[Source code of charts]

::::

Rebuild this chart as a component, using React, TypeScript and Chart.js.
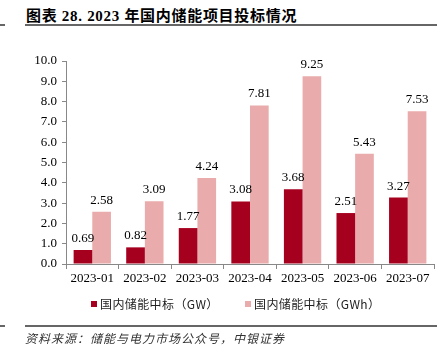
import React, { useEffect, useRef } from "react";
import { Chart, registerables } from "chart.js";

Chart.register(...registerables);

const categories = ["2023-01", "2023-02", "2023-03", "2023-04", "2023-05", "2023-06", "2023-07"];
const gwValues = [0.69, 0.82, 1.77, 3.08, 3.68, 2.51, 3.27];
const gwhValues = [2.58, 3.09, 4.24, 7.81, 9.25, 5.43, 7.53];
const seriesNames = ["国内储能中标（GW）", "国内储能中标（GWh）"];
const yTicks = { min: 0, max: 10, step: 1 };
const titleText = "图表 28. 2023 年国内储能项目投标情况";
const sourceText = "资料来源：储能与电力市场公众号，中银证券";

const DARK = "#A6001F";
const LIGHT = "#E9ABAB";
const SERIF = '"Liberation Serif", "Times New Roman", serif';
const CJK = '"Noto Sans CJK SC", sans-serif';

const valueLabels = {
  id: "valueLabels",
  afterDatasetsDraw(chart: any) {
    const ctx = chart.ctx;
    ctx.save();
    ctx.font = `13px ${SERIF}`;
    ctx.fillStyle = "#000";
    ctx.textAlign = "center";
    ctx.textBaseline = "bottom";
    chart.data.datasets.forEach((ds: any, di: number) => {
      const meta = chart.getDatasetMeta(di);
      meta.data.forEach((bar: any, i: number) => {
        ctx.fillText(Number(ds.data[i]).toFixed(2), bar.x, bar.y - 5);
      });
    });
    ctx.restore();
  },
};

export default function App() {
  const ref = useRef<HTMLCanvasElement>(null);

  useEffect(() => {
    if (!ref.current) return;
    const chart = new Chart(ref.current, {
      type: "bar",
      data: {
        labels: categories,
        datasets: [
          { label: seriesNames[0], data: gwValues, backgroundColor: DARK, categoryPercentage: 0.71, barPercentage: 1.0 },
          { label: seriesNames[1], data: gwhValues, backgroundColor: LIGHT, categoryPercentage: 0.71, barPercentage: 1.0 },
        ],
      },
      options: {
        responsive: false,
        animation: false,
        devicePixelRatio: 1,
        layout: { padding: { top: 26, left: 0, right: 13, bottom: 0 } },
        plugins: { legend: { display: false }, tooltip: { enabled: false }, title: { display: false } },
        scales: {
          x: {
            offset: true,
            grid: { display: true, drawOnChartArea: false, drawTicks: true, tickLength: 5, color: "#888", offset: true },
            border: { display: true, color: "#888", width: 1 },
            ticks: { font: { family: SERIF, size: 13 }, color: "#000", padding: 2, maxRotation: 0 },
            afterFit: (s: any) => { s.height = 36; },
          },
          y: {
            min: yTicks.min,
            max: yTicks.max,
            grid: { display: true, drawOnChartArea: false, drawTicks: true, tickLength: 4, color: "#888" },
            border: { display: true, color: "#888", width: 1 },
            ticks: {
              stepSize: yTicks.step,
              font: { family: SERIF, size: 13 },
              color: "#000",
              padding: 5,
              callback: (v: any) => Number(v).toFixed(1),
            },
            afterFit: (s: any) => { s.width = 66; },
          },
        },
      },
      plugins: [valueLabels],
    });
    return () => chart.destroy();
  }, []);

  const legendItem = (left: number, color: string, text: string) => (
    <div style={{ position: "absolute", left, top: 295, height: 18, display: "flex", alignItems: "center" }}>
      <div style={{ width: 6, height: 6, background: color, marginRight: 3 }} />
      <span style={{ font: `12px ${CJK}`, color: "#222", lineHeight: "18px", letterSpacing: "0.4px" }}>{text}</span>
    </div>
  );

  return (
    <div style={{ position: "absolute", left: 0, top: 0, width: 447, height: 361, background: "#fff", overflow: "hidden" }}>
      <div style={{ position: "absolute", left: 26, top: 4, height: 22, lineHeight: "22px", font: `bold 15px ${SERIF}`, fontFamily: `${SERIF.split(",")[0]}, ${CJK}`, color: "#000", letterSpacing: "0.7px", whiteSpace: "nowrap" }}>
        {titleText}
      </div>
      <div style={{ position: "absolute", left: 0, top: 24, width: 5, height: 2, background: "#666" }} />
      <div style={{ position: "absolute", left: 25, top: 24, width: 412, height: 2, background: "#666" }} />
      <canvas ref={ref} width={447} height={265} style={{ position: "absolute", left: 0, top: 35, width: 447, height: 265 }} />
      {legendItem(91, DARK, seriesNames[0])}
      {legendItem(245, LIGHT, seriesNames[1])}
      <div style={{ position: "absolute", left: 0, top: 325, width: 5, height: 2, background: "#666" }} />
      <div style={{ position: "absolute", left: 25, top: 325, width: 412, height: 2, background: "#666" }} />
      <div style={{ position: "absolute", left: 25, top: 329, height: 16, lineHeight: "16px", font: `italic 12px ${CJK}`, color: "#333", letterSpacing: "1px", whiteSpace: "nowrap" }}>
        {sourceText}
      </div>
    </div>
  );
}
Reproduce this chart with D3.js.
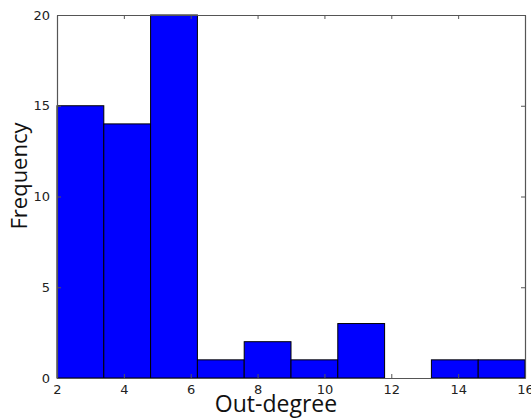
<!DOCTYPE html>
<html>
<head>
<meta charset="utf-8">
<script src="https://cdn.jsdelivr.net/npm/d3@7"></script>
<style>
  body { margin: 0; background: #fff; }
  text { font-family: "DejaVu Sans", sans-serif; }
</style>
</head>
<body>
<script>
// histogram bins (edges) and counts
var binEdges = [2, 3.4, 4.8, 6.2, 7.6, 9, 10.4, 11.8, 13.2, 14.6, 16];
var counts = [15, 14, 20, 1, 2, 1, 3, 0, 1, 1];
var xTicks = [2, 4, 6, 8, 10, 12, 14, 16];
var yTicks = [0, 5, 10, 15, 20];

var width = 531, height = 420;
var margin = {top: 15, right: 6, bottom: 42, left: 57};
var w = width - margin.left - margin.right;
var h = height - margin.top - margin.bottom;

var svg = d3.select("body").append("svg")
  .attr("width", width)
  .attr("height", height);

var g = svg.append("g")
  .attr("transform", "translate(" + margin.left + "," + margin.top + ")");

var xScale = d3.scaleLinear().domain([2, 16]).range([0, w]);
var yScale = d3.scaleLinear().domain([0, 20]).range([h, 0]);

var bins = counts.map(function(c, i) {
  return {x0: binEdges[i], x1: binEdges[i + 1], n: c};
});

// bars
g.selectAll("rect.bar")
  .data(bins.filter(function(d) { return d.n > 0; }))
  .enter()
  .append("rect")
  .attr("class", "bar")
  .attr("x", function(d) { return xScale(d.x0); })
  .attr("y", function(d) { return yScale(d.n); })
  .attr("width", function(d) { return xScale(d.x1) - xScale(d.x0); })
  .attr("height", function(d) { return yScale(0) - yScale(d.n); })
  .attr("fill", "#0000ff")
  .attr("stroke", "#000")
  .attr("stroke-width", 1);

// axes, ticks pointing inwards
var bottomAxis = d3.axisBottom(xScale).tickValues(xTicks).tickSizeInner(-4).tickSizeOuter(0).tickPadding(7);
var topAxis = d3.axisTop(xScale).tickValues(xTicks).tickSizeInner(-4).tickSizeOuter(0).tickFormat("");
var leftAxis = d3.axisLeft(yScale).tickValues(yTicks).tickSizeInner(-4).tickSizeOuter(0).tickPadding(7);
var rightAxis = d3.axisRight(yScale).tickValues(yTicks).tickSizeInner(-4).tickSizeOuter(0).tickFormat("");

var axes = [
  g.append("g").attr("transform", "translate(0," + h + ")").call(bottomAxis),
  g.append("g").call(topAxis),
  g.append("g").call(leftAxis),
  g.append("g").attr("transform", "translate(" + w + ",0)").call(rightAxis)
];
axes.forEach(function(a) {
  a.select(".domain").attr("stroke", "#555").attr("stroke-width", 1.2);
  a.selectAll("line").attr("stroke", "#555");
  a.selectAll("text").attr("font-size", "13px").attr("fill", "#222")
    .style("font-family", "DejaVu Sans, sans-serif");
});

// axis labels
svg.append("text")
  .attr("x", 276)
  .attr("y", 412)
  .attr("text-anchor", "middle")
  .attr("font-size", "23px")
  .attr("fill", "#111")
  .style("font-family", "'Open Sans', sans-serif")
  .text("Out-degree");

svg.append("text")
  .attr("transform", "rotate(-90)")
  .attr("x", -176)
  .attr("y", 27)
  .attr("text-anchor", "middle")
  .attr("font-size", "22px")
  .attr("fill", "#111")
  .style("font-family", "'Open Sans', sans-serif")
  .text("Frequency");
</script>
</body>
</html>
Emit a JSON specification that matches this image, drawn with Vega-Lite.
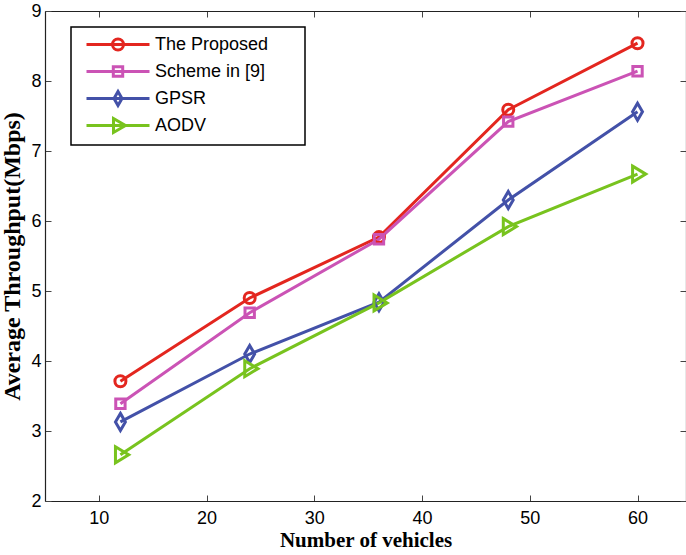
{
  "$schema": "https://vega.github.io/schema/vega-lite/v6.json",
  "autosize": "none",
  "width": 641,
  "height": 490,
  "padding": {"left": 45, "top": 11, "right": 0, "bottom": 54},
  "background": "white",
  "config": {
    "view": {"stroke": null},
    "legend": {"strokeWidth": 1.5},
    "axis": {
      "labelFont": "Liberation Sans",
      "labelFontSize": 18,
      "labelColor": "black",
      "titleFont": "Liberation Serif",
      "titleFontWeight": "bold",
      "titleColor": "black",
      "domainColor": "#222222",
      "domainWidth": 1.2,
      "tickColor": "#444444",
      "tickSize": -6,
      "tickWidth": 1,
      "grid": false
    }
  },
  "data": {
    "values": [
      {"n": 12, "tp": 3.71, "series": "The Proposed"},
      {"n": 24, "tp": 4.90, "series": "The Proposed"},
      {"n": 36, "tp": 5.77, "series": "The Proposed"},
      {"n": 48, "tp": 7.59, "series": "The Proposed"},
      {"n": 60, "tp": 8.54, "series": "The Proposed"},
      {"n": 12, "tp": 3.39, "series": "Scheme in [9]"},
      {"n": 24, "tp": 4.69, "series": "Scheme in [9]"},
      {"n": 36, "tp": 5.74, "series": "Scheme in [9]"},
      {"n": 48, "tp": 7.42, "series": "Scheme in [9]"},
      {"n": 60, "tp": 8.14, "series": "Scheme in [9]"},
      {"n": 12, "tp": 3.13, "series": "GPSR"},
      {"n": 24, "tp": 4.10, "series": "GPSR"},
      {"n": 36, "tp": 4.84, "series": "GPSR"},
      {"n": 48, "tp": 6.30, "series": "GPSR"},
      {"n": 60, "tp": 7.56, "series": "GPSR"},
      {"n": 12, "tp": 2.66, "series": "AODV"},
      {"n": 24, "tp": 3.89, "series": "AODV"},
      {"n": 36, "tp": 4.83, "series": "AODV"},
      {"n": 48, "tp": 5.92, "series": "AODV"},
      {"n": 60, "tp": 6.67, "series": "AODV"}
    ]
  },
  "layer": [
    {
      "mark": {"type": "line", "strokeWidth": 3, "clip": true},
      "encoding": {
        "x": {
          "field": "n", "type": "quantitative",
          "scale": {"domain": [5, 64.5], "nice": false, "zero": false},
          "axis": {"values": [10, 20, 30, 40, 50, 60], "title": "Number of vehicles", "titleFontSize": 21, "labelPadding": 14, "titlePadding": 2}
        },
        "y": {
          "field": "tp", "type": "quantitative",
          "scale": {"domain": [2, 9], "nice": false, "zero": false},
          "axis": {"values": [2, 3, 4, 5, 6, 7, 8, 9], "title": "Average Throughput(Mbps)", "titleFontSize": 24, "labelPadding": 10, "titlePadding": 6}
        },
        "color": {
          "field": "series", "type": "nominal",
          "scale": {"domain": ["The Proposed", "Scheme in [9]", "GPSR", "AODV"], "range": ["#E3261F", "#CB53B5", "#4351A8", "#78C31E"]},
          "legend": null
        },
        "detail": {"field": "series"}
      }
    },
    {
      "mark": {"type": "point", "filled": false, "strokeWidth": 3, "size": 121, "opacity": 1},
      "encoding": {
        "x": {
          "field": "n", "type": "quantitative",
          "axis": {"orient": "top", "values": [10, 20, 30, 40, 50, 60], "labels": false, "title": null}
        },
        "y": {
          "field": "tp", "type": "quantitative",
          "axis": {"orient": "right", "values": [2, 3, 4, 5, 6, 7, 8, 9], "labels": false, "title": null}
        },
        "color": {
          "field": "series", "type": "nominal",
          "scale": {"domain": ["The Proposed", "Scheme in [9]", "GPSR", "AODV"], "range": ["#E3261F", "#CB53B5", "#4351A8", "#78C31E"]},
          "legend": null
        },
        "shape": {
          "field": "series", "type": "nominal",
          "scale": {"domain": ["The Proposed", "Scheme in [9]", "GPSR", "AODV"], "range": [
            "M-1,0A1,1,0,1,1,1,0A1,1,0,1,1,-1,0Z",
            "M-0.85,-0.85H0.85V0.85H-0.85Z",
            "M0,-1.55L0.9,0L0,1.55L-0.9,0Z",
            "M-0.9,-1.45L1.5,0L-0.9,1.45Z"
          ]},
          "legend": null
        }
      }
    },
    {
      "transform": [{"filter": "false"}],
      "mark": {"type": "point", "filled": false, "strokeWidth": 3, "size": 400, "opacity": 1},
      "encoding": {
        "color": {
          "field": "series", "type": "nominal",
          "scale": {"domain": ["The Proposed", "Scheme in [9]", "GPSR", "AODV"], "range": ["#E3261F", "#CB53B5", "#4351A8", "#78C31E"]},
          "legend": {
            "title": null,
            "orient": "none",
            "legendX": 26,
            "legendY": 16,
            "padding": 6,
            "symbolOffset": 29.5,
            "labelOffset": 25.5,
            "rowPadding": 0,
            "symbolSize": 400,
            "labelFont": "Liberation Sans",
            "labelFontSize": 18,
            "labelColor": "black",
            "strokeColor": "black",
            "fillColor": "white",
            "symbolStrokeWidth": 3,
            "labelExpr": "datum.label + '\u00a0\u00a0\u00a0\u00a0\u00a0\u00a0\u200b'"
          }
        },
        "shape": {
          "field": "series", "type": "nominal",
          "scale": {"domain": ["The Proposed", "Scheme in [9]", "GPSR", "AODV"], "range": [
            "M0,-0.7M0,0.7M-3.15,0H3.15M-0.55,0A0.55,0.55,0,1,1,0.55,0A0.55,0.55,0,1,1,-0.55,0Z",
            "M0,-0.7M0,0.7M-3.15,0H3.15M-0.47,-0.47H0.47V0.47H-0.47Z",
            "M0,-0.7M0,0.7M-3.15,0H3.15M0,-0.7L0.4,0L0,0.7L-0.4,0Z",
            "M0,-0.7M0,0.7M-3.15,0H3.15M-0.45,-0.7L0.75,0L-0.45,0.7Z"
          ]},
          "legend": {
            "title": null,
            "orient": "none",
            "legendX": 26,
            "legendY": 16,
            "padding": 6,
            "symbolOffset": 29.5,
            "labelOffset": 25.5,
            "rowPadding": 0,
            "symbolSize": 400,
            "labelFont": "Liberation Sans",
            "labelFontSize": 18,
            "labelColor": "black",
            "strokeColor": "black",
            "fillColor": "white",
            "symbolStrokeWidth": 3,
            "labelExpr": "datum.label + '\u00a0\u00a0\u00a0\u00a0\u00a0\u00a0\u200b'"
          }
        }
      }
    }
  ],
  "resolve": {
    "axis": {"x": "independent", "y": "independent"},
    "scale": {"color": "independent", "shape": "independent"},
    "legend": {"color": "independent", "shape": "independent"}
  }
}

::::

■ **Directions for this task**:
Of the lines above, copy each that contains "React".

■ **Final result**:
Rebuild this chart as a component, using React, TypeScript and Chart.js.
import React, { useEffect, useRef } from "react";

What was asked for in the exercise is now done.